Mayor Bloomberg says census figures shortchange New York City

Michael Gianaris

The Daily News wrote about the results of the census and the inaccurate numbers released by the Census Bureau. The Queens population has greatly increased in the last 10 years and the numbers need to reflect that.

We wuz robbed!

New census figures claim there are fewer than 8.2 million New Yorkers in the city - but critics say the Census Bureau flubbed the count and missed hundreds of thousands more.

"It just doesn't make any sense at all," Mayor Bloomberg said Thursday. "When three boroughs go up dramatically, and the two most populous boroughs don't, something's wrong."

The Census Bureau claims 8,175,133 people were living in New York when it counted heads last spring.

That's the highest number ever, but still just a meager 2.1% increase from 10 years before.

Staten Island grew 5.6%, the Bronx grew 3.9% and Manhattan went up 3.2%, the census reported.

Brooklyn rose just 1.6%, and Queens saw a mere 1,343 new residents over an entire decade, the census data show - figures that seem maddeningly low to the people who live there.

"I'm flabbergasted by these numbers," said Brooklyn Borough President Marty Markowitz. "I know they made a big, big mistake."

City officials said the census likely missed new immigrants, including those who are here illegally or are living in illegally subdivided homes.

New York gained 170,000 new homes in the last decade, they said, so it's preposterous to think the population rose by only 166,000.

The census claimed the number of vacant apartments rose in Brooklyn and Queens, where two-thirds of the city's immigrants live.

City experts suspect census-takers declared them empty because immigrant residents were afraid to be counted by a government worker.

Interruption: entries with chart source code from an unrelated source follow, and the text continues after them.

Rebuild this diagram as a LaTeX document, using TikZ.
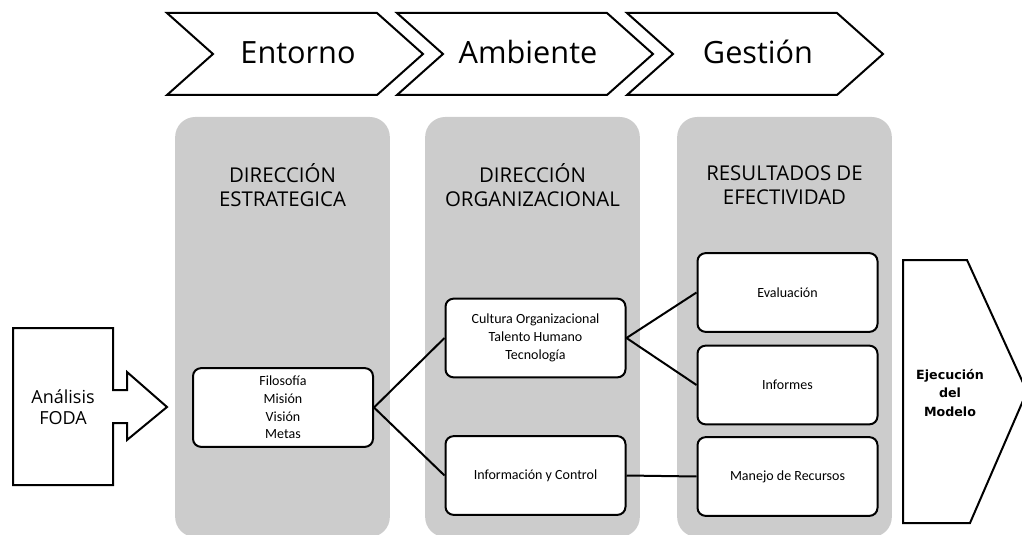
\documentclass[tikz,border=0pt]{standalone}
\usepackage{fontspec}
\setmainfont{Open Sans}
\newfontfamily\boxfont{Carlito}
\newfontfamily\boldfont{DejaVu Sans}
\usetikzlibrary{positioning}

\begin{document}
\begin{tikzpicture}[x=0.75pt, y=-0.75pt,
        outline/.style={draw, line width=1.5pt, line join=miter},
        panel/.style={fill=black!20, rounded corners=15pt, minimum width=161pt, minimum height=315pt},
        item/.style={draw, fill=white, line width=1.5pt, rounded corners=6pt, minimum width=135pt, minimum height=59pt, align=center, font=\boxfont\fontsize{10.5}{13.3}\selectfont},
        link/.style={line width=1.5pt}]
        \useasboundingbox (0,0) rectangle (1022,535);

        % Stage chevrons on top
        \foreach \i/\x/\name in {1/167/Entorno, 2/397/Ambiente, 3/627/Gestión} {
            \draw[outline, fill=white] (\x,13) -- ++(210,0) -- ++(46,41) -- ++(-46,41) -- ++(-210,0) -- ++(46,-41) -- cycle;
            \node [anchor=base, font=\fontsize{23}{27}\selectfont] (stage\i) at (\x+131,63.5) {\name};
        }

        % Gray columns with their titles
        \foreach \i/\x/\title in {1/282.5/{DIRECCIÓN\\ESTRATEGICA}, 2/532.5/{DIRECCIÓN\\ORGANIZACIONAL}, 3/784.5/{RESULTADOS DE\\EFECTIVIDAD}} {
            \node [panel] (panel\i) at (\x,327) {};
            \node [align=center, font=\fontsize{15.3}{18}\selectfont] (title\i) at (\x,185) {\title};
        }

        % Input arrow
        \draw[outline] (13,328) -- (113,328) -- (113,390) -- (127,390) -- (127,372) -- (167,407) -- (127,440) -- (127,423) -- (113,423) -- (113,485) -- (13,485) -- cycle;
        \node [align=center, font=\fontsize{13.5}{16}\selectfont] (foda) at (63,407.5) {Análisis\\FODA};

        % Output arrow (runs past the right edge)
        \draw[outline] (903,260) -- (967,260) -- (1027,391.5) -- (970,523) -- (903,523) -- cycle;
        \node [align=center, font=\boldfont\bfseries\fontsize{9.5}{14}\selectfont] (exec) at (950,393) {Ejecución\\del\\Modelo};

        % Content boxes
        \node [item] (filo) at (283,407.5) {Filosofía\\Misión\\Visión\\Metas};
        \node [item] (cultura) at (535.5,338) {Cultura Organizacional\\Talento Humano\\Tecnología};
        \node [item] (control) at (535.5,475.5) {Información y Control};
        \node [item] (eval) at (787.5,292.5) {Evaluación};
        \node [item] (informes) at (787.5,385) {Informes};
        \node [item] (recursos) at (787.5,476.5) {Manejo de Recursos};

        % Links between boxes
        \draw[link] (filo.east) -- (cultura.west);
        \draw[link] (filo.east) -- (control.west);
        \draw[link] (cultura.east) -- (eval.west);
        \draw[link] (cultura.east) -- (informes.west);
        \draw[link] (control.east) -- (recursos.west);
\end{tikzpicture}
\end{document}
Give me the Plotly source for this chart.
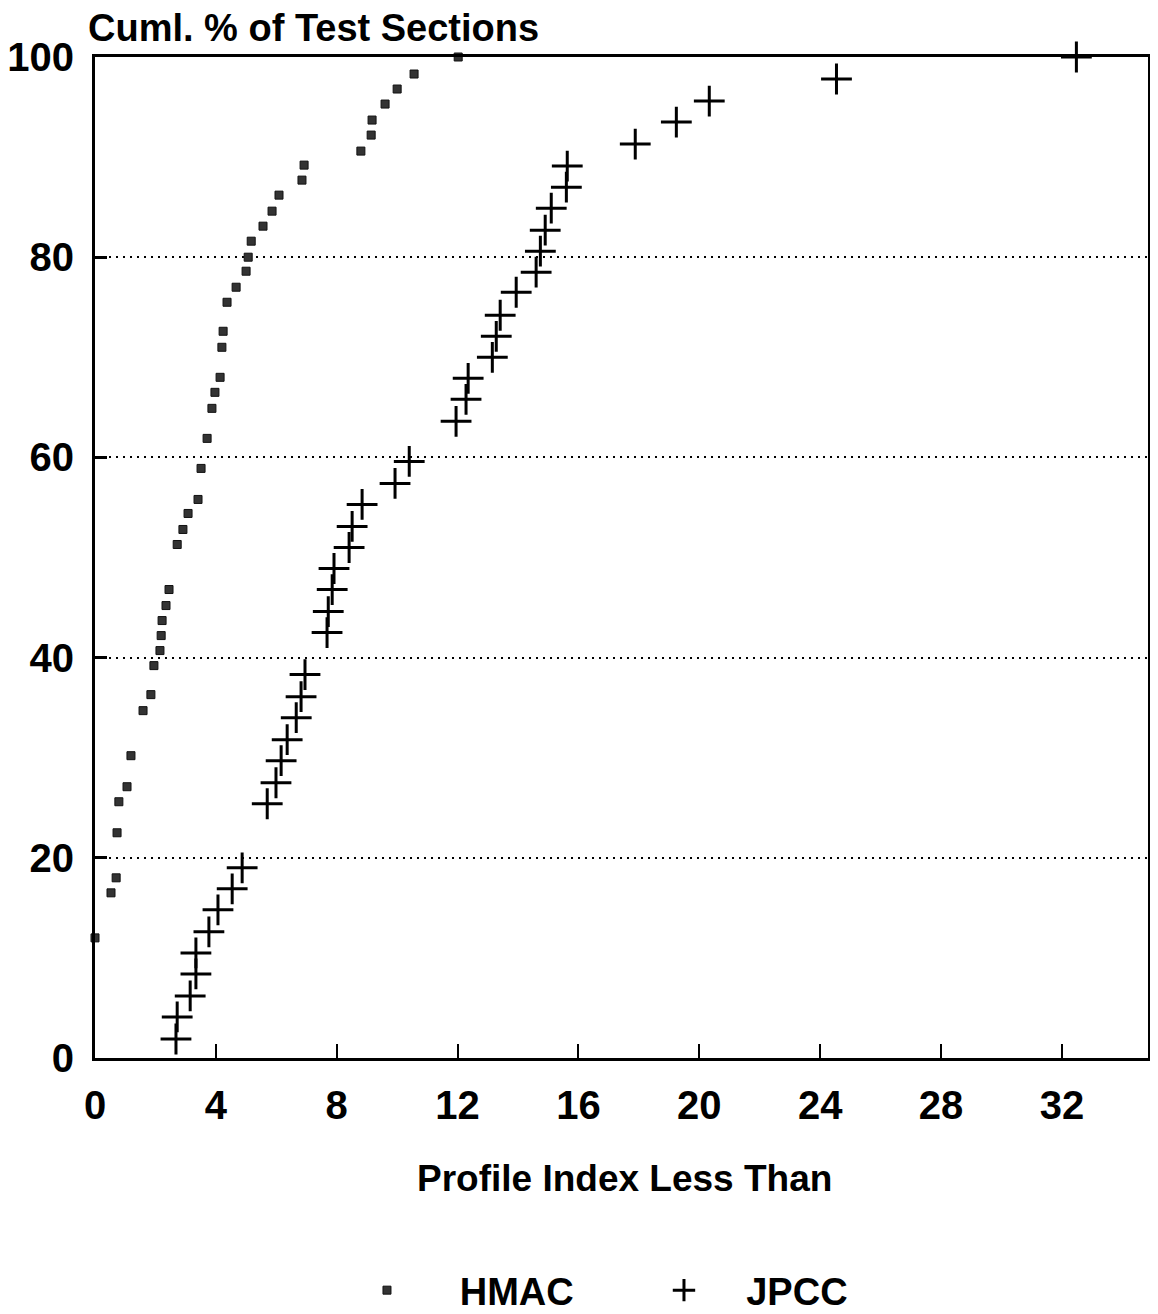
import plotly.graph_objects as go

# HMAC: profile index (x) vs cumulative % of test sections (y)
hmac_x = [0.00, 0.53, 0.70, 0.73, 0.79, 1.06, 1.19, 1.59, 1.85, 1.95, 2.15, 2.19, 2.22,
          2.35, 2.45, 2.72, 2.91, 3.08, 3.41, 3.51, 3.71, 3.87, 3.97, 4.14, 4.20, 4.24,
          4.37, 4.67, 5.00, 5.07, 5.17, 5.56, 5.86, 6.09, 6.85, 6.92, 8.80, 9.14, 9.17,
          9.60, 10.00, 10.56, 12.02]
hmac_y = [12.0, 16.5, 18.0, 22.5, 25.6, 27.1, 30.2, 34.7, 36.3, 39.2, 40.7, 42.2, 43.7,
          45.2, 46.8, 51.3, 52.8, 54.4, 55.8, 58.9, 61.9, 64.9, 66.5, 68.0, 71.0, 72.6,
          75.5, 77.0, 78.6, 80.0, 81.6, 83.1, 84.6, 86.2, 87.7, 89.2, 90.6, 92.2, 93.7,
          95.3, 96.8, 98.3, 100.0]

# JPCC
jpcc_x = [2.68, 2.72, 3.15, 3.34, 3.34, 3.77, 4.07, 4.54, 4.87, 5.70, 5.99, 6.16, 6.36,
          6.66, 6.82, 6.95, 7.68, 7.72, 7.85, 7.91, 8.41, 8.51, 8.84, 9.93, 10.40, 11.95,
          12.28, 12.35, 13.15, 13.28, 13.41, 13.94, 14.60, 14.74, 14.90, 15.10, 15.60,
          15.63, 17.88, 19.24, 20.33, 24.54, 32.48]
jpcc_y = [1.9, 4.1, 6.2, 8.4, 10.5, 12.6, 14.8, 16.9, 19.0, 25.4, 27.5, 29.7, 31.8,
          34.0, 36.1, 38.3, 42.5, 44.6, 46.8, 48.9, 51.0, 53.1, 55.3, 57.4, 59.6, 63.6,
          65.8, 67.9, 70.0, 72.1, 74.2, 76.5, 78.5, 80.6, 82.7, 84.9, 87.0, 89.1, 91.3,
          93.5, 95.6, 97.8, 100.0]

x_ticks = [0, 4, 8, 12, 16, 20, 24, 28, 32]
y_ticks = [0, 20, 40, 60, 80, 100]

FONT = "Liberation Sans, Arial, sans-serif"
NB = "\u00a0"

fig = go.Figure()
fig.add_trace(go.Scatter(
    x=hmac_x, y=hmac_y, mode="markers", name=NB * 5 + "HMAC",
    marker=dict(symbol="square", size=8, color="#333333",
                line=dict(color="#111", width=1)),
    cliponaxis=False,
))
fig.add_trace(go.Scatter(
    x=jpcc_x, y=jpcc_y, mode="markers", name=NB * 4 + "JPCC",
    marker=dict(symbol="cross-thin", size=22, color="black",
                line=dict(color="black", width=3)),
    cliponaxis=False,
))

fig.update_layout(
    width=1158, height=1314,
    margin=dict(l=87, r=18, t=49, b=264, autoexpand=False),
    paper_bgcolor="white", plot_bgcolor="white",
    font=dict(family=FONT, color="black", size=30),
    showlegend=True,
    legend=dict(orientation="h", xref="container", yref="container",
                x=0.310, xanchor="left", y=0.024, yanchor="middle",
                font=dict(family=FONT, size=38, weight="bold"),
                entrywidth=252, itemsizing="trace"),
    xaxis=dict(range=[0, 34.85], tickvals=x_ticks, ticktext=[str(v) for v in x_ticks],
               showgrid=False, zeroline=False, automargin=False,
               showline=True, linecolor="black", linewidth=3, mirror=True,
               ticks="inside", ticklen=14, tickwidth=2, tickcolor="black",
               tickfont=dict(family=FONT, size=40, weight="bold"),
               ticklabelstandoff=10),
    yaxis=dict(range=[0, 100], tickvals=y_ticks, ticktext=[str(v) for v in y_ticks],
               showgrid=True, gridcolor="black", gridwidth=1.5, griddash="2px,5px",
               zeroline=False, automargin=False,
               showline=True, linecolor="black", linewidth=3, mirror=True,
               ticks="inside", ticklen=12, tickwidth=3, tickcolor="black",
               tickfont=dict(family=FONT, size=40, weight="bold"),
               ticklabelstandoff=10),
    annotations=[
        dict(text="Cuml. % of Test Sections", xref="paper", yref="paper",
             x=0, y=1.0, xanchor="left", yanchor="bottom", yshift=6, xshift=-9,
             showarrow=False, font=dict(family=FONT, size=38, weight="bold")),
        dict(text="Profile Index Less Than", xref="paper", yref="paper",
             x=0.503, y=-0.12, xanchor="center", yanchor="middle",
             showarrow=False, font=dict(family=FONT, size=37, weight="bold")),
    ],
)

fig.write_html("out.html")
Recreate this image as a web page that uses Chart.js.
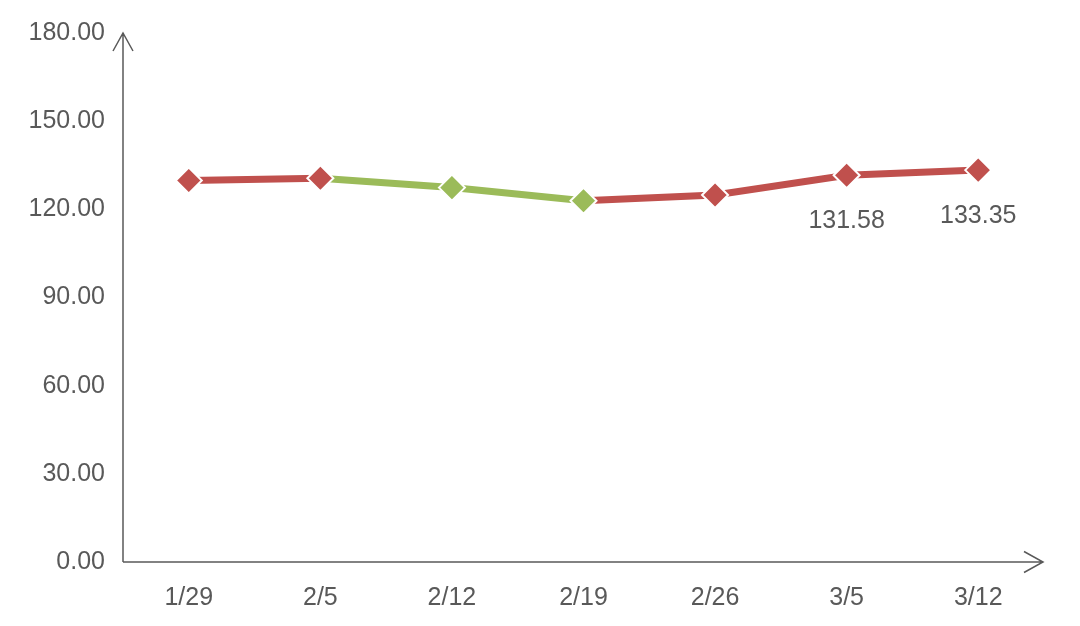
<!DOCTYPE html>
<html>
<head>
<meta charset="utf-8">
<script src="https://cdn.jsdelivr.net/npm/chart.js@4"></script>
<style>
html,body{margin:0;padding:0;background:#fff;}
#wrap{width:1080px;height:626px;position:relative;}
</style>
</head>
<body>
<div id="wrap"><canvas id="c" width="1080" height="626"></canvas></div>
<script>
// ---- data ----
const categories = ['1/29', '2/5', '2/12', '2/19', '2/26', '3/5', '3/12'];
const values = [129.8, 130.6, 127.4, 122.9, 124.9, 131.58, 133.35];
const showValueLabel = [false, false, false, false, false, true, true];
const yTickValues = [0, 30, 60, 90, 120, 150, 180];

const RED = '#C0504D';
const GREEN = '#9BBB59';
const AXIS = '#595959';
const TEXT = '#595959';
const FONT = "'Liberation Sans', Arial, sans-serif";
const FONT_SIZE = 25;

// rising (or first) -> red, falling -> green
const pointColors = values.map((v, i) => (i > 0 && v < values[i - 1]) ? GREEN : RED);

const axesPlugin = {
  id: 'axesArrows',
  beforeDatasetsDraw(chart) {
    const {ctx, chartArea: a} = chart;
    ctx.save();
    ctx.strokeStyle = AXIS;
    ctx.lineWidth = 1.5;
    ctx.beginPath();
    // y axis
    ctx.moveTo(a.left, a.bottom);
    ctx.lineTo(a.left, a.top);
    ctx.moveTo(a.left - 10, a.top + 18);
    ctx.lineTo(a.left, a.top);
    ctx.lineTo(a.left + 10, a.top + 18);
    // x axis
    ctx.moveTo(a.left, a.bottom);
    ctx.lineTo(a.right - 1, a.bottom);
    ctx.moveTo(a.right - 20, a.bottom - 10.5);
    ctx.lineTo(a.right - 1, a.bottom);
    ctx.lineTo(a.right - 20, a.bottom + 10.5);
    ctx.stroke();
    ctx.restore();
  }
};

const labelPlugin = {
  id: 'valueLabels',
  afterDatasetsDraw(chart) {
    const {ctx} = chart;
    const meta = chart.getDatasetMeta(1);
    ctx.save();
    ctx.fillStyle = TEXT;
    ctx.font = FONT_SIZE + 'px ' + FONT;
    ctx.textAlign = 'center';
    ctx.textBaseline = 'middle';
    meta.data.forEach((pt, i) => {
      if (!showValueLabel[i]) return;
      ctx.fillText(values[i].toFixed(2), pt.x, pt.y + 46);
    });
    ctx.restore();
  }
};

new Chart(document.getElementById('c'), {
  type: 'line',
  data: {
    labels: categories,
    datasets: [
      {
        // white halo behind the line
        data: values,
        borderColor: '#ffffff',
        borderWidth: 11,
        pointRadius: 0,
        fill: false,
        tension: 0,
        order: 2
      },
      {
        data: values,
        borderWidth: 7,
        borderCapStyle: 'butt',
        fill: false,
        tension: 0,
        pointStyle: 'rectRot',
        pointRadius: 13,
        pointHoverRadius: 13,
        pointBackgroundColor: pointColors,
        pointBorderColor: '#ffffff',
        pointBorderWidth: 2,
        segment: {
          borderColor: ctx => pointColors[ctx.p1DataIndex]
        },
        borderColor: RED,
        order: 1
      }
    ]
  },
  options: {
    responsive: false,
    animation: false,
    events: [],
    layout: {padding: {left: 0, right: 36, top: 30, bottom: 0}},
    plugins: {legend: {display: false}, tooltip: {enabled: false}},
    scales: {
      x: {
        offset: true,
        grid: {display: false, drawTicks: false},
        border: {display: false},
        ticks: {color: TEXT, font: {size: FONT_SIZE, family: FONT}, padding: 21, maxRotation: 0},
        afterFit(s) { s.height = 64; }
      },
      y: {
        min: 0,
        max: 180,
        grid: {display: false, drawTicks: false},
        border: {display: false},
        afterBuildTicks(s) { s.ticks = yTickValues.map(v => ({value: v})); },
        ticks: {
          color: TEXT,
          font: {size: FONT_SIZE, family: FONT},
          padding: 18,
          callback: v => Number(v).toFixed(2)
        },
        afterFit(s) { s.width = 123; }
      }
    }
  },
  plugins: [axesPlugin, labelPlugin]
});
</script>
</body>
</html>
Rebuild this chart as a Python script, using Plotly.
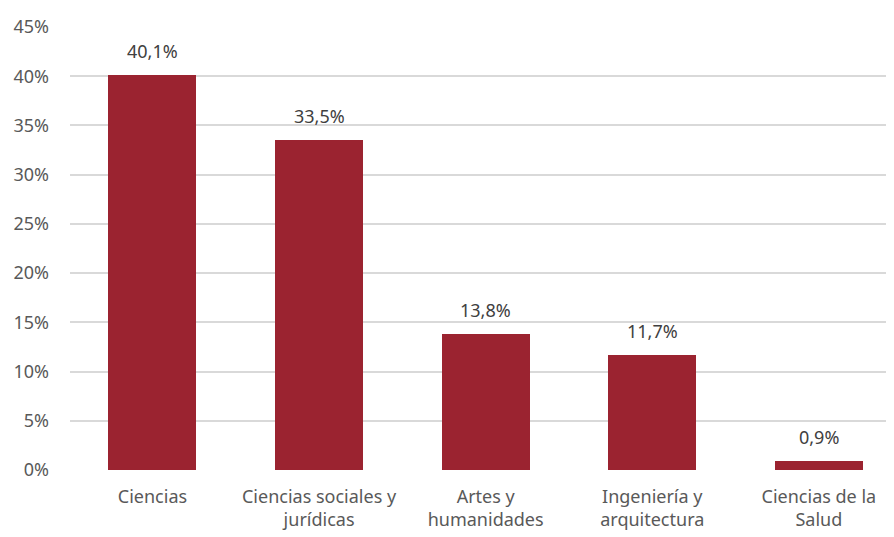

"I invite census officials who believe that our population is stagnant to go on tour with me and discover the difference," said Queens Borough President Helen Marshall.

Joseph Salvo, the city's top demographer, thinks the city's true population is closer to 8.4million - so the feds missed between 225,000 and 260,000 New Yorkers.

The Census Bureau's own 2009 estimate of the city's population was 8,391,881, but it was based on demographic formulas, not an actual head count.

Queens Sen. Michael Gianaris said his Astoria neighborhood has clearly expanded in the last decade, but the census claims it lost 10,000 people.